The move added the other unit’s services to TAE’s architecture and engineering offerings and brought 60 new employees. TAE now employs 160 people, including 75 in Ithaca and Syracuse.

TAE also now has offices in Massachusetts, New Hampshire, and Connecticut as a result of the combination.

“It’s really a strategic move to continue growth,” Kevin Terry, vice president of operations, says of the combination with the other Tetra Tech business unit.

The two businesses’ services match well and will complement each other, he adds. Both units’ existing customers will now have access to a wider range of services, and the more extensive offerings should help TAE capture new work.

TAE has worked frequently on school projects over its history and expects to grow that business in New England, says Maria Livingston, director of business development. TAE is able to provide both architecture and engineering services for school clients, offering an attractive option, she adds.

The new services will only improve that advantage, she says.

The combination with the new business unit should also get TAE in front of clients in new sectors, Terry says. The other business unit, which was based in Massachusetts, worked frequently with municipal and state level governments and with developers.

The combination should help grow TAE in Central New York, Terry says. The unit frequently handles work for clients from around the country from its Ithaca base.

In addition to Syracuse and Ithaca, TAE has offices in Rochester, Albany, and Farmingdale, N.Y.; San Antonio, Texas; Seattle, South Seattle, and Richland, Wash.; Newark, Del; and Princeton, N.J.

The other major piece of TAE’s business is work with the federal government, Terry says. TAE works on projects for agencies such as the Defense Department and State Department around the world and across the United States.

TAE entered that business about five years ago and it has since grown to about half of the unit’s overall work, Terry says.

Working with other business units within Tetra Tech, a project might start off with a study on providing clean drinking water to an area and end with a TAE-designed community center, Livingston says.

Terry notes that the stability provided as a unit within a large, publically traded company has allowed TAE to expand at a time when many businesses are pulling back.

“We’re able to make strategic moves that allow us to move forward and grow,” he says. “This is a great example of that.”

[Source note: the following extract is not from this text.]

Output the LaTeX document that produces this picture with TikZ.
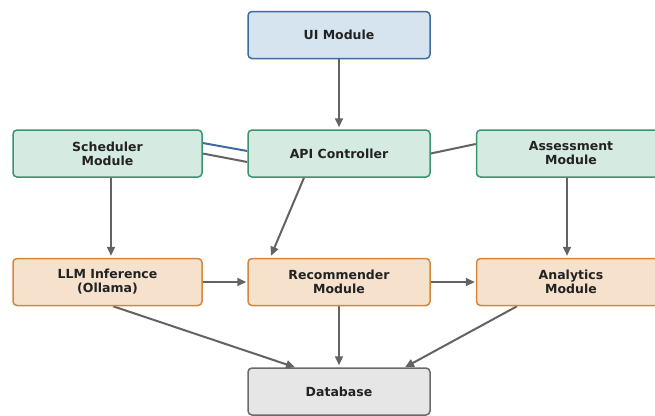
\documentclass[tikz,border=0pt]{standalone}
\usepackage{fontspec}
\setmainfont{DejaVu Sans}
\usetikzlibrary{arrows.meta,calc,backgrounds}
\definecolor{uifill}{HTML}{D6E4F0}
\definecolor{uidraw}{HTML}{3F6A9C}
\definecolor{gfill}{HTML}{D5EBE2}
\definecolor{gdraw}{HTML}{3A9470}
\definecolor{ofill}{HTML}{F5E1CC}
\definecolor{odraw}{HTML}{D4873C}
\definecolor{dfill}{HTML}{E6E6E6}
\definecolor{ddraw}{HTML}{6A6A6A}
\definecolor{arr}{HTML}{636363}
\definecolor{txt}{HTML}{222222}
\definecolor{blueline}{HTML}{3F6A9C}
\tikzset{
  box/.style={rectangle, rounded corners=4pt, line width=1.5pt, minimum height=47pt,
    align=center, font=\bfseries\fontsize{12.5}{14}\selectfont, text=txt},
  wide/.style={box, minimum width=182pt},
  side/.style={box, minimum width=189pt},
  bluebox/.style={fill=uifill, draw=uidraw},
  greenbox/.style={fill=gfill, draw=gdraw},
  orangebox/.style={fill=ofill, draw=odraw},
  greybox/.style={fill=dfill, draw=ddraw},
  conn/.style={draw=arr, line width=2pt, -{Triangle[length=9pt,width=8pt]}},
  plain/.style={draw=arr, line width=2pt},
}
\begin{document}
\begin{tikzpicture}[x=1pt,y=-1pt]
\useasboundingbox (0,0) rectangle (655,415);
\clip (0,0) rectangle (655,415);
\node[wide, bluebox] (ui) at (339,35) {UI Module};
\node[side, greenbox] (sched) at (107.5,153.5) {Scheduler\\Module};
\node[wide, greenbox] (api) at (339,153.5) {API Controller};
\node[side, greenbox] (assess) at (571,153.5) {Assessment\\Module};
\node[side, orangebox] (llm) at (107.5,282) {LLM Inference\\(Ollama)};
\node[wide, orangebox] (rec) at (339,282) {Recommender\\Module};
\node[side, orangebox] (ana) at (571,282) {Analytics\\Module};
\node[wide, greybox] (db) at (339,391.5) {Database};
\begin{pgfonlayer}{background}
% connectors between Scheduler/Assessment and API (behind boxes)
\draw[draw=blueline, line width=2pt] ([yshift=10.5pt]sched.east) -- ([yshift=2.5pt]api.west);
\draw[plain] ([yshift=0pt]sched.east) -- ([yshift=-8.5pt]api.west);
\draw[plain] ([yshift=9.5pt]assess.west) -- (api.east);
% arrows
\draw[conn] (ui.south) -- ([yshift=2pt]api.north);
\draw[conn] ([xshift=3.5pt]sched.south) -- ([xshift=3.5pt,yshift=2pt]llm.north);
\draw[conn] ([xshift=-35pt]api.south) -- ([xshift=-68pt,yshift=2pt]rec.north);
\draw[conn] ([xshift=-4pt]assess.south) -- ([xshift=-4pt,yshift=2pt]ana.north);
\draw[conn] (llm.east) -- ([xshift=-1pt]rec.west);
\draw[conn] (rec.east) -- ([xshift=-1pt]ana.west);
\draw[conn] ([xshift=5.5pt]llm.south) -- ([xshift=-44pt]db.north);
\draw[conn] (rec.south) -- ([yshift=2pt]db.north);
\draw[conn] ([xshift=-54pt]ana.south) -- ([xshift=66pt]db.north);
\end{pgfonlayer}
\end{tikzpicture}
\end{document}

For its fiscal second quarter, which ended April 1, Tetra Tech, Inc. generated revenue of $624.3 million, up from 

$612.6 million a year earlier. The firm earned $22.3 million in the period, up from $17.5 million a year ago.

For the fiscal year that ended Oct. 2, Tetra Tech generated revenue of $2.57 billion, up from $2.2 billion in the previous year. The company produced profit of $90 million, up from $76.8 million a year earlier.

Tetra Tech, Inc., which employs 13,000 people, provides a range of consulting, engineering, program management, construction management, and technical services.